WHAT IS BEING ASKED = Can you print the data exactly and leave out each image?

Items listed in a dataset:
....

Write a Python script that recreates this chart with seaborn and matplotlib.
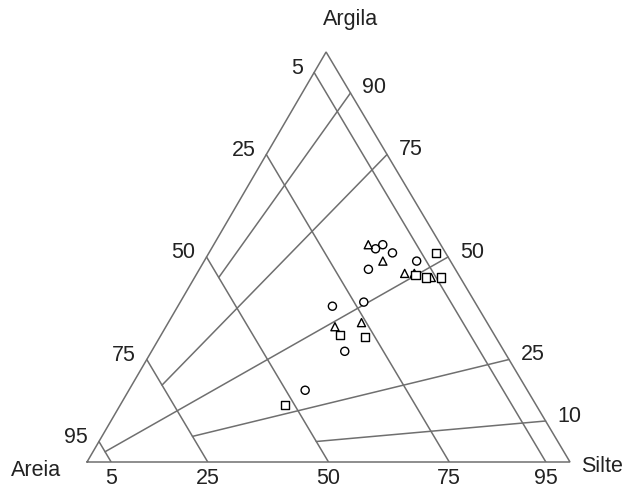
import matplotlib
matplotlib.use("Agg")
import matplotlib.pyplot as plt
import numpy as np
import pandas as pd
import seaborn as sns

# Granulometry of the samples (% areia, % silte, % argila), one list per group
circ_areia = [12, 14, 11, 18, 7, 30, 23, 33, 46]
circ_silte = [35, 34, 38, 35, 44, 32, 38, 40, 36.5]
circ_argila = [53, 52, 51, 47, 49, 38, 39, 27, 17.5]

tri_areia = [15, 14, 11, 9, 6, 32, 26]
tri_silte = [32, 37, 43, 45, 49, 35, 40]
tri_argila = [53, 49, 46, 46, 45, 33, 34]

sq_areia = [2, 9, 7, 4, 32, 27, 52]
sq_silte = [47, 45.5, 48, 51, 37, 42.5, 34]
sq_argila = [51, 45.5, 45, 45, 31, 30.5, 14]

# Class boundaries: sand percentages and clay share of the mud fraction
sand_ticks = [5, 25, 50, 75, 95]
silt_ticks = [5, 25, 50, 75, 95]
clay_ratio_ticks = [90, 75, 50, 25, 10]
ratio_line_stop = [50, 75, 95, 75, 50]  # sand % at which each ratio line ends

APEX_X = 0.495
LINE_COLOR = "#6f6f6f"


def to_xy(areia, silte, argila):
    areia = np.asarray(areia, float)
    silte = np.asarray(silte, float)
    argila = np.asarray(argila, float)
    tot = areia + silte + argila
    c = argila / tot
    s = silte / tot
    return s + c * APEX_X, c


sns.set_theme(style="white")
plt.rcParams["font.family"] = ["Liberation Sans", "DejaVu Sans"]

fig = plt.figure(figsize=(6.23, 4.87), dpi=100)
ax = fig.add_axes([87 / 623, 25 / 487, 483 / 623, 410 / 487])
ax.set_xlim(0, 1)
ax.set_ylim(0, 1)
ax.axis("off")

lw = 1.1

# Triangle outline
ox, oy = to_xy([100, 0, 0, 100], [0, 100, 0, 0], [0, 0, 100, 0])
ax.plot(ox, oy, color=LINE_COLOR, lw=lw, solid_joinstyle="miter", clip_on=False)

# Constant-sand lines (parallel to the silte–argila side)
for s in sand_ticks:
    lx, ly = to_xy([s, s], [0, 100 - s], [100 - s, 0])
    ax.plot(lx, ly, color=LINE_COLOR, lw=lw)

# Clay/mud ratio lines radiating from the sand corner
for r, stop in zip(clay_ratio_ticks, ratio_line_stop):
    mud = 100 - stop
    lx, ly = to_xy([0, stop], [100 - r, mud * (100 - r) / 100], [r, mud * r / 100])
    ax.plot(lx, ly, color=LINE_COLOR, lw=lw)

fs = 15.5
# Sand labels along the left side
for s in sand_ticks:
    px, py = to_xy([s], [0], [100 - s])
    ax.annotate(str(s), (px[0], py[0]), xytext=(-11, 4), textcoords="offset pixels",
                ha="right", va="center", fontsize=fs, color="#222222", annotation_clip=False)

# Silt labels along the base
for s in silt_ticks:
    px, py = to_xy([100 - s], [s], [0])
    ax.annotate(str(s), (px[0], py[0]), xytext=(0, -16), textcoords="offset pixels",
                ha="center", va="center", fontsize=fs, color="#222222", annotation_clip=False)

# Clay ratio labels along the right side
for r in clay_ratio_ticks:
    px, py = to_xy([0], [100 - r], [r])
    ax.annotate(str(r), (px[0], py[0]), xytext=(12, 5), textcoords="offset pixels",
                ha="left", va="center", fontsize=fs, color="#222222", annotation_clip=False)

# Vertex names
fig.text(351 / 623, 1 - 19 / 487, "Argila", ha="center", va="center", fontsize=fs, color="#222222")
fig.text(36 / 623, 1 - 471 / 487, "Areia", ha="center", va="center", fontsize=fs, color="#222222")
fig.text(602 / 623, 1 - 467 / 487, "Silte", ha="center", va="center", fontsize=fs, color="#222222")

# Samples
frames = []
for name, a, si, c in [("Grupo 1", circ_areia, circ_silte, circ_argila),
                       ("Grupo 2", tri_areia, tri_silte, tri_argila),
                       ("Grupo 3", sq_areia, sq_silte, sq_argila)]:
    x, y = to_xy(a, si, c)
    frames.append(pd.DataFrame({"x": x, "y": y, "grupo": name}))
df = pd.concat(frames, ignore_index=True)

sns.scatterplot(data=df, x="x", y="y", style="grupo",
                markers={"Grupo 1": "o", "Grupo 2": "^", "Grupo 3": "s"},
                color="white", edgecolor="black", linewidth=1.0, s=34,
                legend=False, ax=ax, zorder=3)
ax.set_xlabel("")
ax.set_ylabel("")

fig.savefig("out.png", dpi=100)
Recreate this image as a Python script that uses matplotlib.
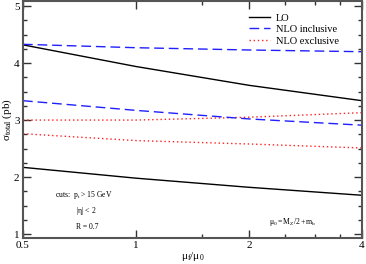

....

RESPONSE TO THIS EXERCISE =
Write a Python script that recreates this chart with seaborn and matplotlib.
import matplotlib
matplotlib.use("Agg")
import matplotlib.pyplot as plt
import numpy as np
import pandas as pd
import seaborn as sns

# Granulometry of the samples (% areia, % silte, % argila), one list per group
circ_areia = [12, 14, 11, 18, 7, 30, 23, 33, 46]
circ_silte = [35, 34, 38, 35, 44, 32, 38, 40, 36.5]
circ_argila = [53, 52, 51, 47, 49, 38, 39, 27, 17.5]

tri_areia = [15, 14, 11, 9, 6, 32, 26]
tri_silte = [32, 37, 43, 45, 49, 35, 40]
tri_argila = [53, 49, 46, 46, 45, 33, 34]

sq_areia = [2, 9, 7, 4, 32, 27, 52]
sq_silte = [47, 45.5, 48, 51, 37, 42.5, 34]
sq_argila = [51, 45.5, 45, 45, 31, 30.5, 14]

# Class boundaries: sand percentages and clay share of the mud fraction
sand_ticks = [5, 25, 50, 75, 95]
silt_ticks = [5, 25, 50, 75, 95]
clay_ratio_ticks = [90, 75, 50, 25, 10]
ratio_line_stop = [50, 75, 95, 75, 50]  # sand % at which each ratio line ends

APEX_X = 0.495
LINE_COLOR = "#6f6f6f"


def to_xy(areia, silte, argila):
    areia = np.asarray(areia, float)
    silte = np.asarray(silte, float)
    argila = np.asarray(argila, float)
    tot = areia + silte + argila
    c = argila / tot
    s = silte / tot
    return s + c * APEX_X, c


sns.set_theme(style="white")
plt.rcParams["font.family"] = ["Liberation Sans", "DejaVu Sans"]

fig = plt.figure(figsize=(6.23, 4.87), dpi=100)
ax = fig.add_axes([87 / 623, 25 / 487, 483 / 623, 410 / 487])
ax.set_xlim(0, 1)
ax.set_ylim(0, 1)
ax.axis("off")

lw = 1.1

# Triangle outline
ox, oy = to_xy([100, 0, 0, 100], [0, 100, 0, 0], [0, 0, 100, 0])
ax.plot(ox, oy, color=LINE_COLOR, lw=lw, solid_joinstyle="miter", clip_on=False)

# Constant-sand lines (parallel to the silte–argila side)
for s in sand_ticks:
    lx, ly = to_xy([s, s], [0, 100 - s], [100 - s, 0])
    ax.plot(lx, ly, color=LINE_COLOR, lw=lw)

# Clay/mud ratio lines radiating from the sand corner
for r, stop in zip(clay_ratio_ticks, ratio_line_stop):
    mud = 100 - stop
    lx, ly = to_xy([0, stop], [100 - r, mud * (100 - r) / 100], [r, mud * r / 100])
    ax.plot(lx, ly, color=LINE_COLOR, lw=lw)

fs = 15.5
# Sand labels along the left side
for s in sand_ticks:
    px, py = to_xy([s], [0], [100 - s])
    ax.annotate(str(s), (px[0], py[0]), xytext=(-11, 4), textcoords="offset pixels",
                ha="right", va="center", fontsize=fs, color="#222222", annotation_clip=False)

# Silt labels along the base
for s in silt_ticks:
    px, py = to_xy([100 - s], [s], [0])
    ax.annotate(str(s), (px[0], py[0]), xytext=(0, -16), textcoords="offset pixels",
                ha="center", va="center", fontsize=fs, color="#222222", annotation_clip=False)

# Clay ratio labels along the right side
for r in clay_ratio_ticks:
    px, py = to_xy([0], [100 - r], [r])
    ax.annotate(str(r), (px[0], py[0]), xytext=(12, 5), textcoords="offset pixels",
                ha="left", va="center", fontsize=fs, color="#222222", annotation_clip=False)

# Vertex names
fig.text(351 / 623, 1 - 19 / 487, "Argila", ha="center", va="center", fontsize=fs, color="#222222")
fig.text(36 / 623, 1 - 471 / 487, "Areia", ha="center", va="center", fontsize=fs, color="#222222")
fig.text(602 / 623, 1 - 467 / 487, "Silte", ha="center", va="center", fontsize=fs, color="#222222")

# Samples
frames = []
for name, a, si, c in [("Grupo 1", circ_areia, circ_silte, circ_argila),
                       ("Grupo 2", tri_areia, tri_silte, tri_argila),
                       ("Grupo 3", sq_areia, sq_silte, sq_argila)]:
    x, y = to_xy(a, si, c)
    frames.append(pd.DataFrame({"x": x, "y": y, "grupo": name}))
df = pd.concat(frames, ignore_index=True)

sns.scatterplot(data=df, x="x", y="y", style="grupo",
                markers={"Grupo 1": "o", "Grupo 2": "^", "Grupo 3": "s"},
                color="white", edgecolor="black", linewidth=1.0, s=34,
                legend=False, ax=ax, zorder=3)
ax.set_xlabel("")
ax.set_ylabel("")

fig.savefig("out.png", dpi=100)
Recreate this image as a Python script that uses matplotlib.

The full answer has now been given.